House Democrats completed negotiations yesterday on a $30 million humanitarian aid package for the Nicaraguan contras that would sever the CIA's role in delivering the assistance but offer the Reagan administration another vote on resuming military aid under certain circumstances.

The complex proposal, the result of delicate and lengthy negotiations among Democratic factions following the House's Feb. 3 rejection of an administration aid request that included lethal assistance, is expected to be put to a vote in the House on Thursday.

Democratic leaders said they think they will win what is expected to be a key test for Speaker Jim Wright (D-Tex.), who promised to develop the alternative in order to get moderates to vote against the administration's package.

Because of the House's 219-to-211 rejection of the administration's aid request three weeks ago, all lethal and nonlethal assistance to the rebels is scheduled to cease at the end of this month.

The Democratic proposal would continue $16 million in purely humanitarian assistance to the contras -- limited to food, clothing, shelter and medical supplies -- through June. That would include $3.64 million per month to the contras, and $360,000 per month earmarked for the Miskito Indians. Another $14 million would be designated for "children's survival assistance" to aid young war victims on both sides of the conflict.

If a cease-fire is achieved in Nicaragua, contra aid would be delivered through "nonpolitical" organizations or relief agencies such as the International Red Cross.
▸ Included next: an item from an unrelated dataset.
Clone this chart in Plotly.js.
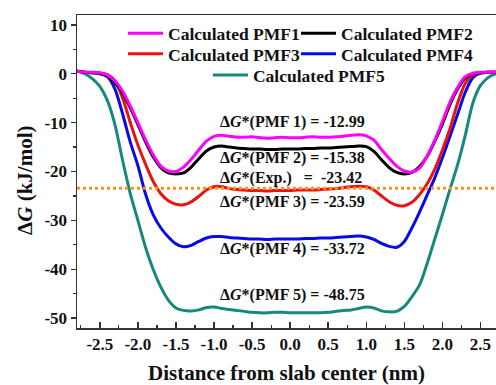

Absent a cease-fire, deliveries would be handled by the Defense Department, subject to inspection by the congressional intelligence committees and the General Accounting Office.

The legislation providing the aid would also include an absolute prohibition on further deliveries of previously authorized but undelivered military equipment, but would establish a procedure for a guaranteed vote in late June on another Reagan administration request for military assistance. That would occur only if the House intelligence committee certifies that a cease-fire is not in place and that the contras have acted in good faith during the cease-fire talks now under way in Central America.

Rep. Stephen J. Solarz (D-N.Y.), a liberal opponent of contra aid, predicted that "at least" 100 Democrats who have consistently voted against aid would oppose the leadership proposal, but other Democrats scoffed at that estimate.

"That just doesn't jibe with anything," said Rep. George Miller (D-Calif.), a leading opponent of contra aid who said he and other opponents will vote for the leadership alternative because it is "a clear repudiation of military assistance and an expression that Congress wants to see the peace negotiations go forward."

"Our goal is to find something that's 60 percent acceptable to 52 percent of the members and I think we have a 75 percent chance of doing that," said Rep. Barney Frank (D-Mass.).

Frank, a staunch opponent of any aid to the rebels, said he would support the leadership package for tactical reasons because it would make it harder for the administration to win another battle for military aid that could come during action on appropriations bills this summer.

A key GOP supporter of aid to the rebels fighting the Marxist Sandinista government said the Democratic proposal, on initial examination, appeared to fall short of what is necessary to attract significant support among House GOP members, all but 12 of whom supported Reagan's $36.2 million request.

Rep. Mickey Edwards (R-Okla.) said he objected to the plan because it did not guarantee an expedited congressional vote on another military aid request by the administration and because it discontinued the CIA role in delivering the aid.

"The intelligence committee is not a balanced committee," said Edwards. "It's not exactly heavily loaded with contra supporters."